かつて、物量が多い時期には作業者は長時間労働が続き、職場全体が悲鳴を上げているように感じたことがありました。「作業者が健康でないとよい製品は作れない」。作業者の健康を守ることも作業長である私の仕事だと考え、活気ある職場で富士電機で一番の高品質な製品を効率的に作っていきたいと考えています。

パワエレ エネルギー事業本部 千葉工場 製造部 製造主任 兼 作業長 長谷川勝裕

パワエレ エネルギー事業本部 千葉工場 製造部 製造主任 兼 作業長 長谷川勝裕

千葉工場では、変圧器や開閉装置など特高から低圧までさまざまな受変電設備を製造しており、私は現在、絶縁加工の工程で作業長をしています。マイスター教育で他工場の方とのグループ討議や苦労話などを通じて、悩みや課題を共有できたことはよい機会でした。まったく違った製品を製作していても共通している課題も多く、自分と異なる考え方をする皆さんの話を伺っていくなかで、自職場の解決の糸口につながることも多くありました。マイスター教育で学んだ物事を数値で捉ることの重要さなどを活かし、数値化されていない熟練作業の自動化などに取り組んでいるところです。

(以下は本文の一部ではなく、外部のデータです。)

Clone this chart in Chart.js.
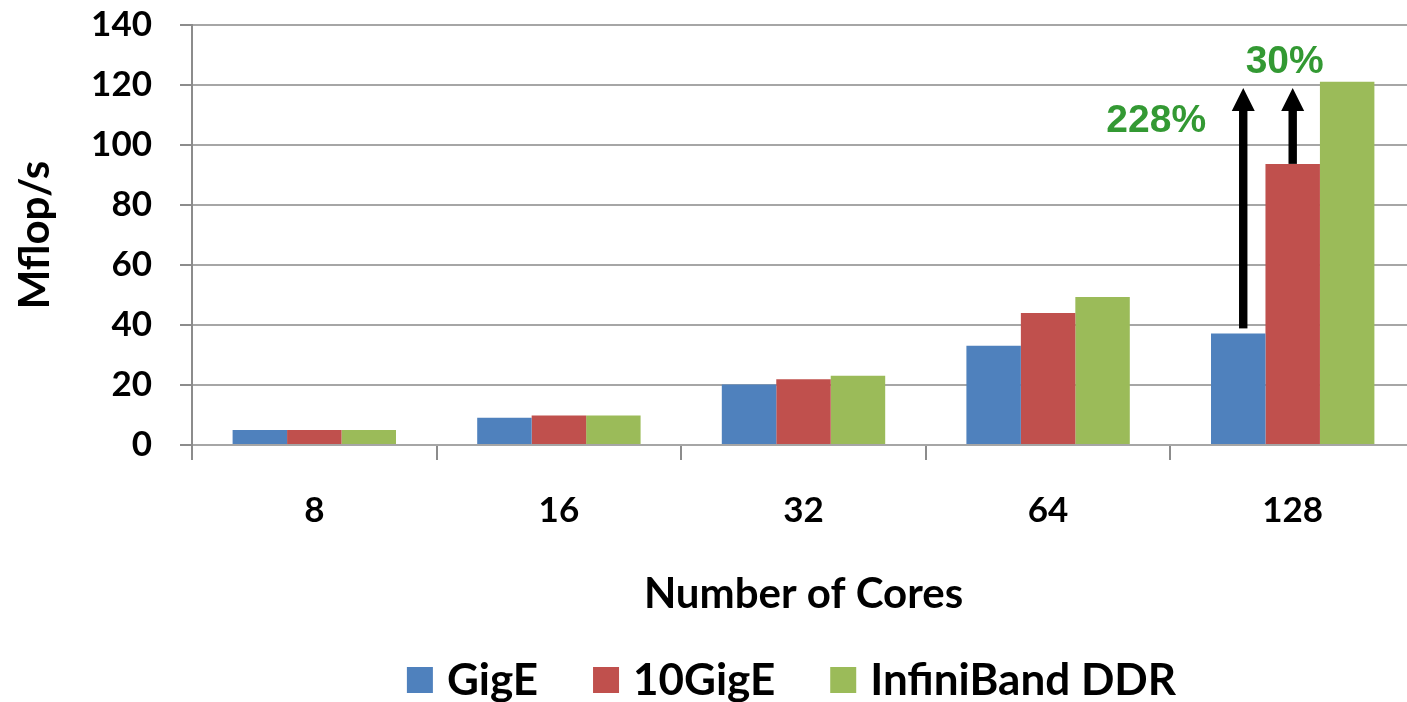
<!DOCTYPE html>
<html>
<head>
<meta charset="utf-8">
<script src="https://cdn.jsdelivr.net/npm/chart.js@4.4.1/dist/chart.umd.min.js"></script>
<style>
  html, body { margin: 0; padding: 0; background: #fff; overflow: hidden; }
  #wrap { width: 1415px; height: 702px; position: relative; }
</style>
</head>
<body>
<div id="wrap"><canvas id="c"></canvas></div>
<script>
const categories = ['8', '16', '32', '64', '128'];
const gigE = [5.0, 9.1, 20.2, 33.1, 37.2];
const tenGigE = [5.0, 9.8, 21.9, 44.0, 93.7];
const infiniBand = [5.0, 9.8, 23.1, 49.3, 121.1];
const seriesNames = ['GigE', '10GigE', 'InfiniBand DDR'];
const seriesColors = ['#4F81BD', '#C0504D', '#9BBB59'];
const yTicks = [0, 20, 40, 60, 80, 100, 120, 140];
const annotationTexts = ['228%', '30%'];
const arrowTipValue = 119;

const FONT = 'Lato, "Open Sans", sans-serif';

const annotationPlugin = {
  id: 'annot',
  afterDatasetsDraw(chart) {
    const ctx = chart.ctx;
    const y = chart.scales.y;
    const last = categories.length - 1;
    const b0 = chart.getDatasetMeta(0).data[last];
    const b1 = chart.getDatasetMeta(1).data[last];
    const tip = y.getPixelForValue(arrowTipValue);
    function arrow(x, bottom) {
      const head = 23, hw = 11.5, sw = 4.2;
      ctx.save();
      ctx.fillStyle = '#000';
      ctx.fillRect(x - sw, tip + head - 1, sw * 2, bottom - (tip + head - 1));
      ctx.beginPath();
      ctx.moveTo(x, tip);
      ctx.lineTo(x + hw, tip + head);
      ctx.lineTo(x - hw, tip + head);
      ctx.closePath();
      ctx.fill();
      ctx.restore();
    }
    const x1 = b0.x + 5, x2 = b1.x;
    arrow(x1, b0.y - 5);
    arrow(x2, b1.y);
    ctx.save();
    ctx.fillStyle = '#339933';
    ctx.font = 'bold 39px "Liberation Sans", Arial, sans-serif';
    ctx.textAlign = 'center';
    ctx.textBaseline = 'alphabetic';
    ctx.fillText(annotationTexts[0], x1 - 87, y.getPixelForValue(104.3));
    ctx.fillText(annotationTexts[1], x2 - 8, y.getPixelForValue(124));
    ctx.restore();
  }
};

const legendPlugin = {
  id: 'customLegend',
  afterDraw(chart) {
    const ctx = chart.ctx;
    const ca = chart.chartArea;
    ctx.save();
    ctx.font = 'bold 44px ' + FONT;
    ctx.textBaseline = 'middle';
    ctx.textAlign = 'left';
    const box = 26, gap = 14, itemGap = 55;
    const widths = seriesNames.map(n => ctx.measureText(n).width);
    let total = 0;
    widths.forEach((w, i) => { total += box + gap + w + (i < widths.length - 1 ? itemGap : 0); });
    let x = (ca.left + ca.right) / 2 - 12 - total / 2;
    const cy = 680;
    seriesNames.forEach((n, i) => {
      ctx.fillStyle = seriesColors[i];
      ctx.fillRect(x, cy - box / 2, box, box);
      ctx.fillStyle = '#000';
      ctx.fillText(n, x + box + gap, cy + 1);
      x += box + gap + widths[i] + itemGap;
    });
    ctx.restore();
  }
};

const datasets = [gigE, tenGigE, infiniBand].map((d, i) => ({
  label: seriesNames[i],
  data: d,
  backgroundColor: seriesColors[i],
  borderWidth: 0,
  categoryPercentage: 0.668,
  barPercentage: 1.0
}));

new Chart(document.getElementById('c'), {
  type: 'bar',
  data: { labels: categories, datasets },
  options: {
    responsive: true,
    maintainAspectRatio: false,
    animation: false,
    layout: { padding: { top: 25, right: 0, bottom: 0, left: 0 } },
    plugins: {
      legend: { display: false },
      tooltip: { enabled: false }
    },
    scales: {
      x: {
        grid: { drawOnChartArea: false, drawTicks: true, tickLength: 15, color: '#8c8c8c', lineWidth: 2 },
        border: { display: true, color: '#a6a6a6', width: 2 },
        ticks: { color: '#000', font: { family: FONT, size: 35, weight: 'bold' }, padding: 30 },
        title: {
          display: true, text: 'Number of Cores', color: '#000',
          font: { family: FONT, size: 42, weight: 'bold' },
          padding: { top: 0, bottom: 82 }
        },
        afterFit(s) { s.height = 257; }
      },
      y: {
        min: 0, max: 140,
        afterBuildTicks(s) { s.ticks = yTicks.map(v => ({ value: v })); },
        grid: {
          color: '#a6a6a6', lineWidth: 2, drawTicks: true, tickLength: 40,
          tickColor: '#8c8c8c', tickBorderDash: [12, 28], tickBorderDashOffset: 12
        },
        border: { display: true, color: '#8c8c8c', width: 2 },
        ticks: { color: '#000', font: { family: FONT, size: 35, weight: 'bold' }, padding: 0 },
        title: {
          display: true, text: 'Mflop/s', color: '#000',
          font: { family: FONT, size: 42, weight: 'bold' },
          padding: { top: 10, bottom: 10 }
        },
        afterFit(s) { s.width = 192; }
      }
    }
  },
  plugins: [annotationPlugin, legendPlugin]
});
</script>
</body>
</html>
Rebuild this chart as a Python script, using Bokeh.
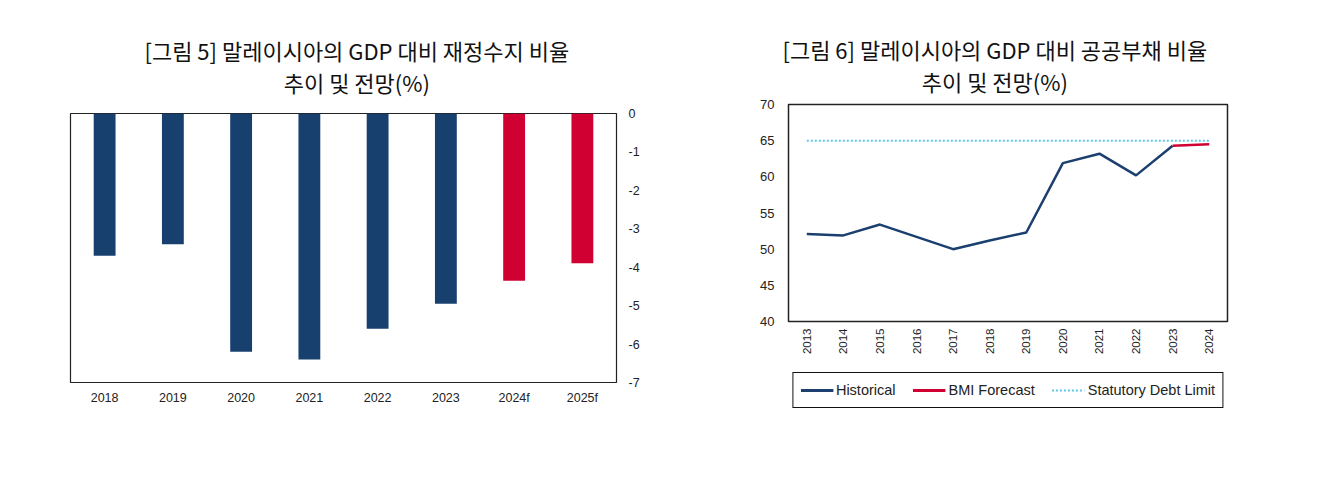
from bokeh.plotting import figure
from bokeh.models import (Range1d, FactorRange, FixedTicker, Title, Legend, LegendItem,
                          ColumnDataSource)
from bokeh.layouts import row, column
from bokeh.embed import file_html
from bokeh.resources import INLINE
import math

# ---- data: fiscal balance (% of GDP)
bal_years = ["2018", "2019", "2020", "2021", "2022", "2023", "2024f", "2025f"]
bal_values = [-3.7, -3.4, -6.2, -6.4, -5.6, -4.95, -4.35, -3.9]
bal_colors = ["#17406f"] * 6 + ["#d10032"] * 2
bal_ticks = [0, -1, -2, -3, -4, -5, -6, -7]

# ---- data: public debt (% of GDP)
debt_years = ["2013", "2014", "2015", "2016", "2017", "2018", "2019", "2020",
              "2021", "2022", "2023", "2024"]
hist_years = debt_years[:11]
hist_values = [52.1, 51.9, 53.4, 51.7, 50.0, 51.2, 52.3, 61.9, 63.2, 60.2, 64.3]
fc_years = ["2023", "2024"]
fc_values = [64.3, 64.5]
limit_values = [65] * 12
debt_ticks = [40, 45, 50, 55, 60, 65, 70]
legend_labels = ["Historical", "BMI Forecast", "Statutory Debt Limit"]

TFONT = "Noto Sans CJK KR"
LFONT = "Liberation Sans"
C_HIST = "#1b3f6e"
C_FC = "#d10032"
C_LIM = "#5cc8e4"


def titles(p, line1, line2, standoff, offset):
    p.add_layout(Title(text=line1 + "\n" + line2, align="left", offset=offset,
                       text_font=TFONT, text_font_size="22px", text_font_style="normal",
                       text_line_height=1.0, text_align="center",
                       text_color="#111111", standoff=standoff), "above")


def style_axis(ax, size):
    ax.axis_line_color = None
    ax.major_tick_line_color = None
    ax.minor_tick_line_color = None
    ax.major_label_text_font = LFONT
    ax.major_label_text_font_size = size
    ax.major_label_text_color = "#222222"


# ================= left chart =================
p1 = figure(x_range=FactorRange(*bal_years), y_range=Range1d(-7, 0),
            frame_width=546, frame_height=269, y_axis_location="right",
            min_border_left=70, min_border_right=64, min_border_top=113,
            min_border_bottom=40, output_backend="svg", toolbar_location=None)
src1 = ColumnDataSource(dict(x=bal_years, top=[0] * 8, bottom=bal_values, c=bal_colors))
p1.vbar(x="x", top="top", bottom="bottom", width=0.32, fill_color="c",
        line_color=None, source=src1)
p1.xgrid.visible = False
p1.ygrid.visible = False
p1.outline_line_color = "#222222"
p1.outline_line_width = 1.2
p1.yaxis.ticker = FixedTicker(ticks=bal_ticks)
p1.yaxis.major_label_overrides = {t: ("0" if t == 0 else "-%d" % (-t)) for t in bal_ticks}
style_axis(p1.xaxis[0], "12.5px")
style_axis(p1.yaxis[0], "12.5px")
p1.xaxis.major_label_standoff = 2
p1.yaxis.major_label_standoff = 6
titles(p1, "[그림 5] 말레이시아의 GDP 대비 재정수지 비율", "추이 및 전망(%)", 32, 74)

# ================= right chart =================
p2 = figure(x_range=FactorRange(*debt_years), y_range=Range1d(40, 70),
            frame_width=439, frame_height=217,
            min_border_left=108, min_border_right=50, min_border_top=104,
            min_border_bottom=10, output_backend="svg", toolbar_location=None)
p2.line(x=hist_years, y=hist_values, line_color=C_HIST, line_width=2.5)
p2.line(x=fc_years, y=fc_values, line_color=C_FC, line_width=2.5)
p2.line(x=debt_years, y=limit_values, line_color=C_LIM, line_width=2, line_dash="2 2")
p2.xgrid.visible = False
p2.ygrid.visible = False
p2.outline_line_color = "#222222"
p2.outline_line_width = 1.5
p2.yaxis.ticker = FixedTicker(ticks=debt_ticks)
style_axis(p2.xaxis[0], "11.5px")
style_axis(p2.yaxis[0], "13px")
p2.xaxis.major_label_orientation = math.pi / 2
p2.xaxis.major_label_standoff = 1
p2.yaxis.major_label_standoff = 8
titles(p2, "[그림 6] 말레이시아의 GDP 대비 공공부채 비율", "추이 및 전망(%)", 15, -6)

# ---- legend strip under the right chart (series drawn off-range, only keys show)
p3 = figure(x_range=FactorRange(*debt_years), y_range=Range1d(0, 1),
            frame_width=439, frame_height=36,
            min_border_left=108, min_border_right=50, min_border_top=15,
            min_border_bottom=0, output_backend="svg", toolbar_location=None)
p3.axis.visible = False
p3.grid.visible = False
p3.outline_line_color = None
k1 = p3.line(x=hist_years, y=hist_values, line_color=C_HIST, line_width=3)
k2 = p3.line(x=fc_years, y=fc_values, line_color=C_FC, line_width=3)
k3 = p3.line(x=debt_years, y=limit_values, line_color=C_LIM, line_width=2,
             line_dash="2 2")
legend = Legend(items=[LegendItem(label=legend_labels[0], renderers=[k1]),
                       LegendItem(label=legend_labels[1], renderers=[k2]),
                       LegendItem(label=legend_labels[2], renderers=[k3])],
                orientation="horizontal", location="center",
                border_line_color="#111111", border_line_width=1.5, border_line_alpha=1,
                background_fill_color="white", background_fill_alpha=1,
                label_text_font=LFONT, label_text_font_size="14.5px",
                label_text_color="#222222", glyph_width=33, spacing=17,
                padding=7, margin=0, label_standoff=3)
p3.add_layout(legend, "center")

layout = row(p1, column(p2, p3))
open("out.html", "w").write(file_html(layout, INLINE))
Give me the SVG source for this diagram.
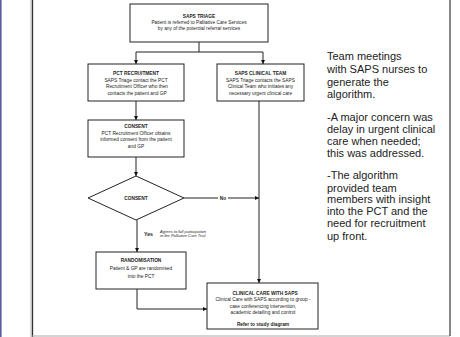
<svg xmlns="http://www.w3.org/2000/svg" width="460" height="337" viewBox="0 0 460 337">
<defs>
<marker id="ah" viewBox="0 0 6 6" refX="6" refY="3" markerWidth="4" markerHeight="4" orient="auto" markerUnits="userSpaceOnUse">
<path d="M0,0 L6,3 L0,6 Z" fill="#111"/>
</marker>
<style>
.box{fill:#fff;stroke:#222;stroke-width:1}
.ln{fill:none;stroke:#222;stroke-width:1}
.t{font-family:"Liberation Sans",Arial,sans-serif;font-size:4.8px;fill:#222;text-anchor:middle}
.b{font-weight:bold}
.it{font-family:"Liberation Sans",Arial,sans-serif;font-size:4px;font-style:italic;fill:#222}
.side{font-family:"Liberation Sans",Arial,sans-serif;font-size:11px;fill:#222}
</style>
</defs>
<rect width="460" height="337" fill="#fff"/>
<rect x="0" y="0" width="1.6" height="337" fill="#5b5ba3"/>
<line x1="31" y1="0" x2="31" y2="337" stroke="#bbb" stroke-width="1"/>
<line x1="32.5" y1="0" x2="32.5" y2="337" stroke="#333" stroke-width="1.3"/>
<line x1="32" y1="336" x2="450" y2="336" stroke="#aaa" stroke-width="1"/>
<line x1="450" y1="0" x2="450" y2="336" stroke="#111" stroke-width="1"/>

<g id="connectors">
<path class="ln" d="M199,42 V52"/>
<path class="ln" d="M136,52 H263"/>
<path class="ln" d="M136,52 V64" marker-end="url(#ah)"/>
<path class="ln" d="M263,52 V64" marker-end="url(#ah)"/>
<path class="ln" d="M136,101 V120" marker-end="url(#ah)"/>
<path class="ln" d="M136,157 V176" marker-end="url(#ah)"/>
<path class="ln" d="M259,101 V283" marker-end="url(#ah)"/>
<path class="ln" d="M184,198 H259" marker-end="url(#ah)"/>
<rect x="218" y="195" width="10" height="6" fill="#fff"/>
<text class="t b" x="223" y="199.7">No</text>
<path class="ln" d="M137,220 V252" marker-end="url(#ah)"/>
<text class="t b" x="148.5" y="235.5" style="font-size:5.2px">Yes</text>
<text class="it" x="160" y="232.5">Agrees to full participation</text>
<text class="it" x="160" y="237">in the Palliative Care Trial</text>
<path class="ln" d="M137,289 V309 H207" marker-end="url(#ah)"/>
</g>

<g id="triage">
<rect class="box" x="130" y="4" width="138" height="38"/>
<text class="t b" x="199" y="17.5">SAPS TRIAGE</text>
<text class="t" x="199" y="23.8">Patient is referred to Palliative Care Services</text>
<text class="t" x="199" y="30.3">by any of the potential referral services</text>
</g>

<g id="pct-recruitment">
<rect class="box" x="88" y="64" width="96" height="37"/>
<text class="t b" x="136" y="75">PCT RECRUITMENT</text>
<text class="t" x="136" y="81.5">SAPS Triage contact the PCT</text>
<text class="t" x="137" y="88">Recruitment Officer who then</text>
<text class="t" x="137" y="94.5">contacts the patient and GP</text>
</g>

<g id="saps-clinical-team">
<rect class="box" x="217" y="64" width="87" height="37"/>
<text class="t b" x="260.5" y="75">SAPS CLINICAL TEAM</text>
<text class="t" x="260.5" y="81.5">SAPS Triage contacts the SAPS</text>
<text class="t" x="260.5" y="88">Clinical Team who initiates any</text>
<text class="t" x="260.5" y="94.5">necessary urgent clinical care</text>
</g>

<g id="consent-box">
<rect class="box" x="88" y="120" width="96" height="37"/>
<text class="t b" x="136" y="128">CONSENT</text>
<text class="t" x="136" y="134.5">PCT Recruitment Officer obtains</text>
<text class="t" x="136" y="141">informed consent from the patient</text>
<text class="t" x="136" y="147.5">and GP</text>
</g>

<g id="consent-decision">
<path class="box" d="M136,176 L184,198 L136,220 L88,198 Z"/>
<text class="t b" x="136" y="199.7">CONSENT</text>
</g>

<g id="randomisation">
<rect class="box" x="96" y="252" width="90" height="37"/>
<text class="t b" x="141" y="262">RANDOMISATION</text>
<text class="t" x="141" y="270">Patient &amp; GP are randomised</text>
<text class="t" x="141" y="278">into the PCT</text>
</g>

<g id="clinical-care">
<rect class="box" x="207" y="283" width="111" height="46"/>
<text class="t b" x="265" y="295">CLINICAL CARE WITH SAPS</text>
<text class="t" x="263" y="301">Clinical Care with SAPS according to group -</text>
<text class="t" x="263" y="308">case conferencing intervention,</text>
<text class="t" x="263" y="314">academic detailing and control</text>
<text class="t b" x="263" y="326">Refer to study diagram</text>
</g>

<g id="notes">
<text class="side" x="327" y="60">Team meetings</text>
<text class="side" x="327" y="73">with SAPS nurses to</text>
<text class="side" x="327" y="85.5">generate the</text>
<text class="side" x="327" y="98">algorithm.</text>
<text class="side" x="327" y="121">-A major concern was</text>
<text class="side" x="327" y="133">delay in urgent clinical</text>
<text class="side" x="327" y="145">care when needed;</text>
<text class="side" x="327" y="157">this was addressed.</text>
<text class="side" x="327" y="179">-The algorithm</text>
<text class="side" x="327" y="191.5">provided team</text>
<text class="side" x="327" y="203">members with insight</text>
<text class="side" x="327" y="215">into the PCT and the</text>
<text class="side" x="327" y="227">need for recruitment</text>
<text class="side" x="327" y="239.5">up front.</text>
</g>
</svg>
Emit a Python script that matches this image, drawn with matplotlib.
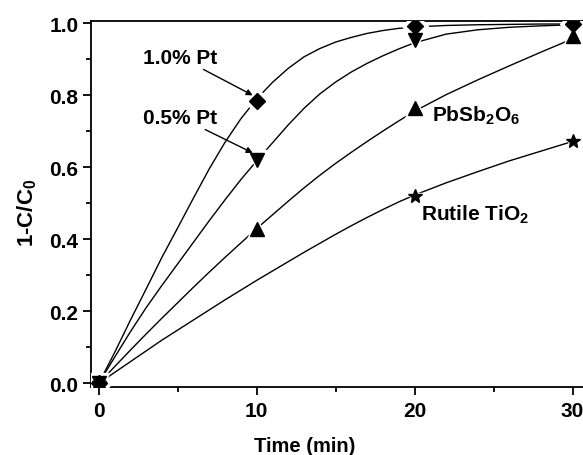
import matplotlib
matplotlib.use('Agg')
import matplotlib.pyplot as plt

plt.rcParams['font.family'] = ['Liberation Sans', 'DejaVu Sans']
plt.rcParams['font.weight'] = 'bold'
plt.rcParams['mathtext.fontset'] = 'custom'
plt.rcParams['mathtext.rm'] = 'Liberation Sans:bold'
plt.rcParams['mathtext.it'] = 'Liberation Sans:bold'
plt.rcParams['mathtext.bf'] = 'Liberation Sans:bold'
plt.rcParams['mathtext.default'] = 'rm'

# measured points
t_pt10 = [0, 10, 20, 30]
pt10 = [0, 0.785, 0.992, 0.998]
t_pt05 = [0, 10, 20, 30]
pt05 = [0, 0.62, 0.953, 0.995]
t_pb = [0, 10, 20, 30]
pb = [0, 0.43, 0.766, 0.966]
t_ti = [0, 20, 30]
ti = [0, 0.521, 0.674]

# fitted curves
t_fit = [0, 1, 2, 3, 4, 5, 6, 7, 8, 9, 10, 11, 12, 13, 14, 15, 16, 17, 18, 19, 20,
         22, 24, 26, 28, 30]
fit_pt10 = [0, 0.085, 0.175, 0.262, 0.35, 0.432, 0.515, 0.596, 0.67, 0.735, 0.79,
            0.836, 0.875, 0.907, 0.93, 0.948, 0.961, 0.972, 0.98, 0.986, 0.99,
            0.994, 0.996, 0.997, 0.998, 0.998]
fit_pt05 = [0, 0.072, 0.143, 0.21, 0.272, 0.332, 0.392, 0.452, 0.51, 0.566, 0.618,
            0.668, 0.718, 0.764, 0.804, 0.837, 0.865, 0.889, 0.91, 0.929, 0.946,
            0.97, 0.982, 0.989, 0.993, 0.996]
fit_pb = [0, 0.046, 0.092, 0.137, 0.181, 0.224, 0.267, 0.309, 0.35, 0.39, 0.43,
          0.468, 0.506, 0.543, 0.578, 0.611, 0.642, 0.672, 0.701, 0.729, 0.756,
          0.802, 0.843, 0.882, 0.92, 0.957]
fit_ti = [0, 0.03, 0.06, 0.09, 0.12, 0.148, 0.176, 0.204, 0.232, 0.259, 0.286,
          0.312, 0.338, 0.364, 0.389, 0.414, 0.438, 0.461, 0.483, 0.504, 0.523,
          0.557, 0.588, 0.618, 0.645, 0.672]

fig = plt.figure(figsize=(5.83, 4.56), dpi=100)
ax = fig.add_axes([91/583, 68.3/456, 499/583, 366.2/456])

for f in [fit_pt10, fit_pt05, fit_pb, fit_ti]:
    ax.plot(t_fit, f, '-', color='black', lw=1.0, zorder=2)

series = [(t_pt10, pt10, 'D', 8), (t_pt05, pt05, 'v', 9.5),
          (t_pb, pb, '^', 9.5), (t_ti, ti, '*', 10)]
for t, v, m, s in series:
    ax.plot(t, v, ls='none', marker=m, ms=s + 5, color='white', mec='white', zorder=3)
for t, v, m, s in series:
    ax.plot(t, v, ls='none', marker=m, ms=s, color='black', mec='black', zorder=4)

arrow = dict(arrowstyle='-|>', color='black', lw=1, mutation_scale=9,
             shrinkA=0, shrinkB=0)
ax.annotate('1.0% Pt', xy=(9.75, 0.80), xytext=(7.5, 0.906), ha='right', va='center',
            fontsize=15, fontweight='bold', arrowprops=arrow)
ax.annotate('0.5% Pt', xy=(9.75, 0.64), xytext=(7.5, 0.739), ha='right', va='center',
            fontsize=15, fontweight='bold', arrowprops=arrow)
ax.text(21.1, 0.745, 'PbSb$_2$O$_6$', fontsize=15, fontweight='bold', va='center')
ax.text(20.4, 0.472, 'Rutile TiO$_2$', fontsize=15, fontweight='bold', va='center')

ax.set_xlim(-0.49, 31.1)
ax.set_ylim(-0.0094, 1.0078)
ax.set_xticks([0, 10, 20, 30])
ax.set_xticks([5, 15, 25], minor=True)
ax.set_yticks([0, 0.2, 0.4, 0.6, 0.8, 1.0])
ax.set_yticks([0.1, 0.3, 0.5, 0.7, 0.9], minor=True)
ax.set_yticklabels(['0.0', '0.2', '0.4', '0.6', '0.8', '1.0'])
ax.tick_params(which='major', direction='out', length=6, width=1.3, labelsize=15, pad=3)
ax.tick_params(which='minor', direction='out', length=3.5, width=1.3)
ax.tick_params(axis='x', which='major', pad=4)
for sp in ['left', 'bottom', 'top']:
    ax.spines[sp].set_linewidth(1.3)
ax.spines['right'].set_visible(False)

ax.set_xlabel('Time (min)', fontsize=14.5, fontweight='bold')
ax.set_ylabel('1-C/C$_0$', fontsize=16, fontweight='bold')
ax.xaxis.set_label_coords(0.429, -0.134)
ax.yaxis.set_label_coords(-0.105, 0.477)

fig.savefig('out.png', dpi=100)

「同じ作業なら楽をする、させる」。これは新人だったころ訓練校の先生から教えてもらったこと。私はこの言葉の中に、無理、無駄なく、安全に、的確に、素早くなど、ものづくりの大切な要素が詰まっていると考えています。これを体感できる職場にしていけるよう、改善活動を進めていきます。

貢献するSDGs目標

働きがいも経済成長も

当社は、行動規範「企業行動基準」の中で、「人を大切にします」と宣言し、社員一人ひとりの成長とチームの総合力の発揮を実現する人財育成の強化を表明しています。これは当社のSDGs目標「8.働きがいも経済成長も」に貢献するものであり、ものつくり教育では、職種や階層、個人の技能レベルに応じた教育を計画的に行い、グローバル競争力につながる生産技術者、技能者の育成を目指しています。